-- OBJECTIVE --
In the records that follow, show each line where the word "matplotlib" is present.

Figure scripts

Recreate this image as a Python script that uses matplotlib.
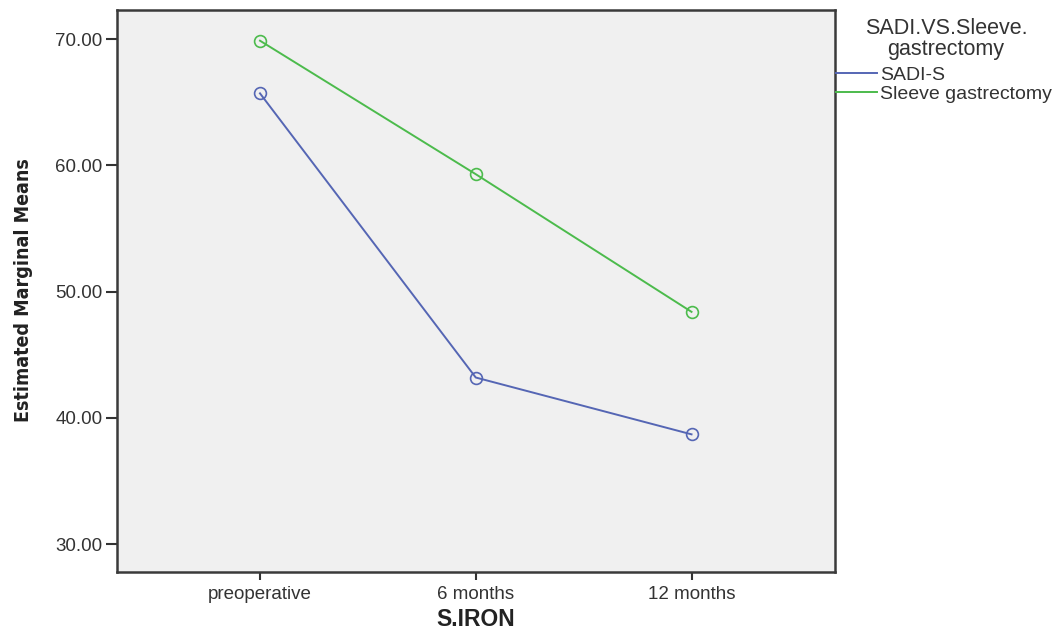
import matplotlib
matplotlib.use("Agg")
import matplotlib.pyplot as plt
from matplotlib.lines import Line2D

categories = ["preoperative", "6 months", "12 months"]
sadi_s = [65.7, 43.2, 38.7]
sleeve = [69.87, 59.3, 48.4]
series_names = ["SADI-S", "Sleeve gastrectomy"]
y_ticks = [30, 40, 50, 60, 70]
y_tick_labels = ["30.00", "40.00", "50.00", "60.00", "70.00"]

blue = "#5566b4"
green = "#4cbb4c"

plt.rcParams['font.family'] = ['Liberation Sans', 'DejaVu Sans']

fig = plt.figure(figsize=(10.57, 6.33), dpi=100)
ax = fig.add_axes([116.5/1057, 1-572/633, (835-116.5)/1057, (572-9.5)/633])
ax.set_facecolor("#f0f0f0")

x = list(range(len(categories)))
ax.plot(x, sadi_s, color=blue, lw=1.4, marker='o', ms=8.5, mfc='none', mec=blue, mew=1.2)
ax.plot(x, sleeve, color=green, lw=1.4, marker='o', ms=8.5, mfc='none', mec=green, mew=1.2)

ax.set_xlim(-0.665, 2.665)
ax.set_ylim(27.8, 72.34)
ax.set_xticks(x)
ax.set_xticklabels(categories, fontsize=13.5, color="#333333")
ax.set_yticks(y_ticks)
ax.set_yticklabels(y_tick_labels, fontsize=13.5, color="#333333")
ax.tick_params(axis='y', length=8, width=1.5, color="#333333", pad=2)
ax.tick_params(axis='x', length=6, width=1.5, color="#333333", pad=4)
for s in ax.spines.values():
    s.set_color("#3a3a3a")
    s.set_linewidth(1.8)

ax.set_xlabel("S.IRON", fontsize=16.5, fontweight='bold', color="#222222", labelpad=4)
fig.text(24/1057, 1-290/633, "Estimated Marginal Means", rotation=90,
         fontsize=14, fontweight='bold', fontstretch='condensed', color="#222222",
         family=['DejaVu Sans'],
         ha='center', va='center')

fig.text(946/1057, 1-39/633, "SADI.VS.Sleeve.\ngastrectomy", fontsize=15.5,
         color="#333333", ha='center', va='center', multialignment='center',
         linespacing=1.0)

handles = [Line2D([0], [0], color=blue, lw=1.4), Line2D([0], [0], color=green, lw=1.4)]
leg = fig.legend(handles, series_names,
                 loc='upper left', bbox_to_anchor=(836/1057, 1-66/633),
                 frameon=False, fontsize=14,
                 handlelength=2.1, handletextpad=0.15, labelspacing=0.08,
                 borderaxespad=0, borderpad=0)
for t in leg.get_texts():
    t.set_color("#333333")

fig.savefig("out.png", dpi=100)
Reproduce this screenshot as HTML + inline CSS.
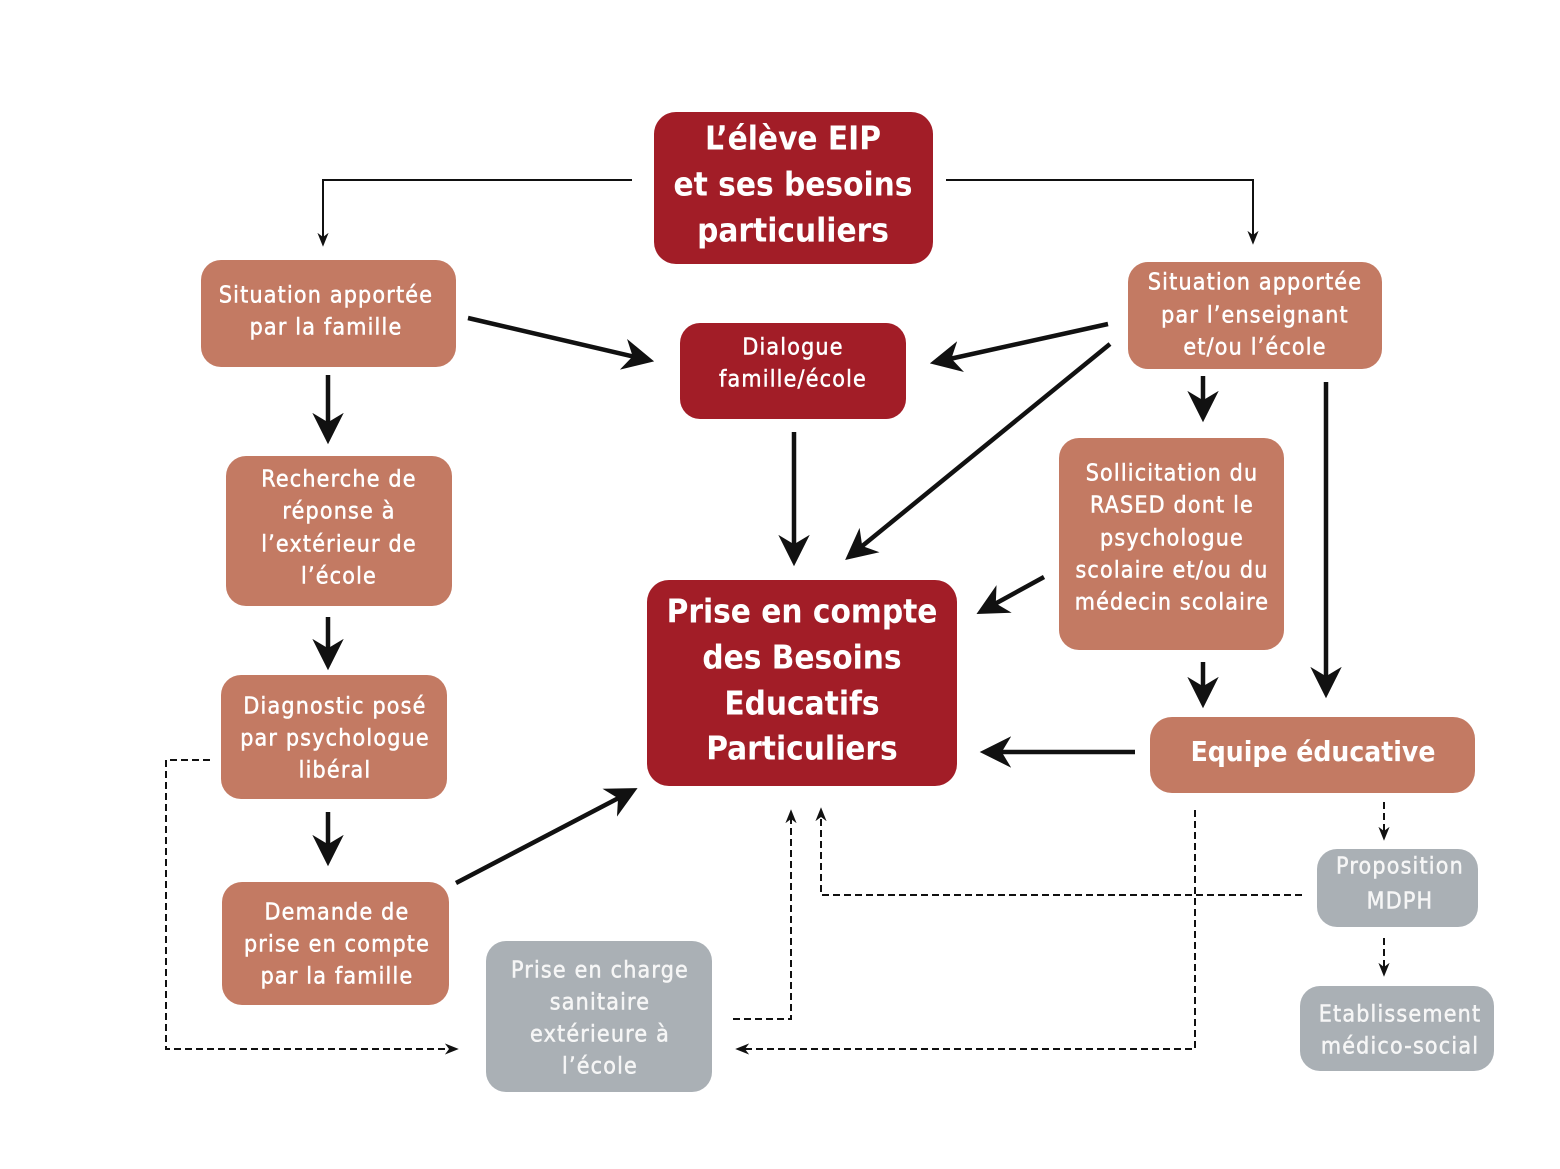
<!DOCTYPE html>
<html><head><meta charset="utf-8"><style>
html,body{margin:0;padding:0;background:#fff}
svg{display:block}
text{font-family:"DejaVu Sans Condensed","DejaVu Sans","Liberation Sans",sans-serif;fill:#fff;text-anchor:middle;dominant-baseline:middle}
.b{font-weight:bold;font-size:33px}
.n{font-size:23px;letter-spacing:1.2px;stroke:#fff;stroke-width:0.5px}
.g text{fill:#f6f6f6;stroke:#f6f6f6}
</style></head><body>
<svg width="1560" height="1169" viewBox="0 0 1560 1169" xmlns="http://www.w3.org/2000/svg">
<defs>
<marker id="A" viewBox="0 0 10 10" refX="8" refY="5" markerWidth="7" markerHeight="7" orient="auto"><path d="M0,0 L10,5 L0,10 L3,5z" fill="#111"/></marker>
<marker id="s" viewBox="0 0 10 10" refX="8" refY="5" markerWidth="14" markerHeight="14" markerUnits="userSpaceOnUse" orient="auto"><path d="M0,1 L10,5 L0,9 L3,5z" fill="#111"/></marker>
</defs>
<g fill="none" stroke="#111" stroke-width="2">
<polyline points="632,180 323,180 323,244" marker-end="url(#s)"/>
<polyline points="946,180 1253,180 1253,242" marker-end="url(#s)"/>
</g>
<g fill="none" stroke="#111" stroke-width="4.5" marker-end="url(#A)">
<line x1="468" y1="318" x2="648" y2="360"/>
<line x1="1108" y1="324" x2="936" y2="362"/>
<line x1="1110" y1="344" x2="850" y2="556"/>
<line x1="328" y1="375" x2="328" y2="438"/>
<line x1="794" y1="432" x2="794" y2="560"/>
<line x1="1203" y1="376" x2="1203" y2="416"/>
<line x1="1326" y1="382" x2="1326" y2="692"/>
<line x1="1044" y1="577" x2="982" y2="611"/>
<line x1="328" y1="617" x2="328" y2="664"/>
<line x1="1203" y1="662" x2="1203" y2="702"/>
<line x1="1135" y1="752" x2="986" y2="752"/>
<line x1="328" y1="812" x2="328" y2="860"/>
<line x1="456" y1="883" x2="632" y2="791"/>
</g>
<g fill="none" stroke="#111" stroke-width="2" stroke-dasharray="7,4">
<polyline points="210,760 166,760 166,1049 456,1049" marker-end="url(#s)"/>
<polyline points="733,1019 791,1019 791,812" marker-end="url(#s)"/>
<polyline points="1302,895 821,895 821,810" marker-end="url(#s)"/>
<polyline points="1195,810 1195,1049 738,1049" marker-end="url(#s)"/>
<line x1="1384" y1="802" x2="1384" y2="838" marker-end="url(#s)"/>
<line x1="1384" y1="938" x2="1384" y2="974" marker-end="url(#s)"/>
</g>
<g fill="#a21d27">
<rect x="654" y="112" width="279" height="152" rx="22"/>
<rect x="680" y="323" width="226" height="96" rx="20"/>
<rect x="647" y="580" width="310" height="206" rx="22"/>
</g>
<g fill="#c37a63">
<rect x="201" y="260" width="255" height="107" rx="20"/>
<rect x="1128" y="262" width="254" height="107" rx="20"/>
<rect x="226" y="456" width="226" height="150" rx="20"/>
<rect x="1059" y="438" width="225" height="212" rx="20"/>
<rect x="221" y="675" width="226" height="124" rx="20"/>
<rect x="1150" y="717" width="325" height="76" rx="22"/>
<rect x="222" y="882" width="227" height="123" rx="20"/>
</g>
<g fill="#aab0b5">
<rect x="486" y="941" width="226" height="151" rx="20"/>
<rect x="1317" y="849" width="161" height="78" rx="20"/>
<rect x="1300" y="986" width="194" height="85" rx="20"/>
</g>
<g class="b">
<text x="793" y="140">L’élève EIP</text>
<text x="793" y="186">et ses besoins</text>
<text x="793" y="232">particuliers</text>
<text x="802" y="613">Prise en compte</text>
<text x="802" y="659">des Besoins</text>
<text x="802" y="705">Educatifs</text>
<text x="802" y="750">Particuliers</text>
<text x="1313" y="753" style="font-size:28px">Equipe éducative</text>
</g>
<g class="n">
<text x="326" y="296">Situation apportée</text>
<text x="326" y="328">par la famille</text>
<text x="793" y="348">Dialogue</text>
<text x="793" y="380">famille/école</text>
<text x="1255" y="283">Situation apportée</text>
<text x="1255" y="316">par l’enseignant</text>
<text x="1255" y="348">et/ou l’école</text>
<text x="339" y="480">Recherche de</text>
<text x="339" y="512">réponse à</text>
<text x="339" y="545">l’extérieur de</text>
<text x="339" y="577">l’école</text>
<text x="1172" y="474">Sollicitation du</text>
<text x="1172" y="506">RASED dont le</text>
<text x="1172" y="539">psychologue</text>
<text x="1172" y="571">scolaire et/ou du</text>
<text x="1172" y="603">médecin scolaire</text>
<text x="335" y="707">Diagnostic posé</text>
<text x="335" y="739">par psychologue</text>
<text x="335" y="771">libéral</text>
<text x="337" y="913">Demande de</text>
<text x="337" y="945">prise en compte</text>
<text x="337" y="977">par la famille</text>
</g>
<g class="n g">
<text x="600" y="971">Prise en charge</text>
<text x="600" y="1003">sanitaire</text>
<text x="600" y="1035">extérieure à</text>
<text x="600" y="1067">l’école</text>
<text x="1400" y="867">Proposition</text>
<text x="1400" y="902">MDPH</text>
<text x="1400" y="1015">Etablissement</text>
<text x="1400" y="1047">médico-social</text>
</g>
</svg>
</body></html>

-- EXERCISE ANSWER --
Recreate this image as a Python script that uses matplotlib.
import matplotlib
matplotlib.use("Agg")
import matplotlib.pyplot as plt
from matplotlib.lines import Line2D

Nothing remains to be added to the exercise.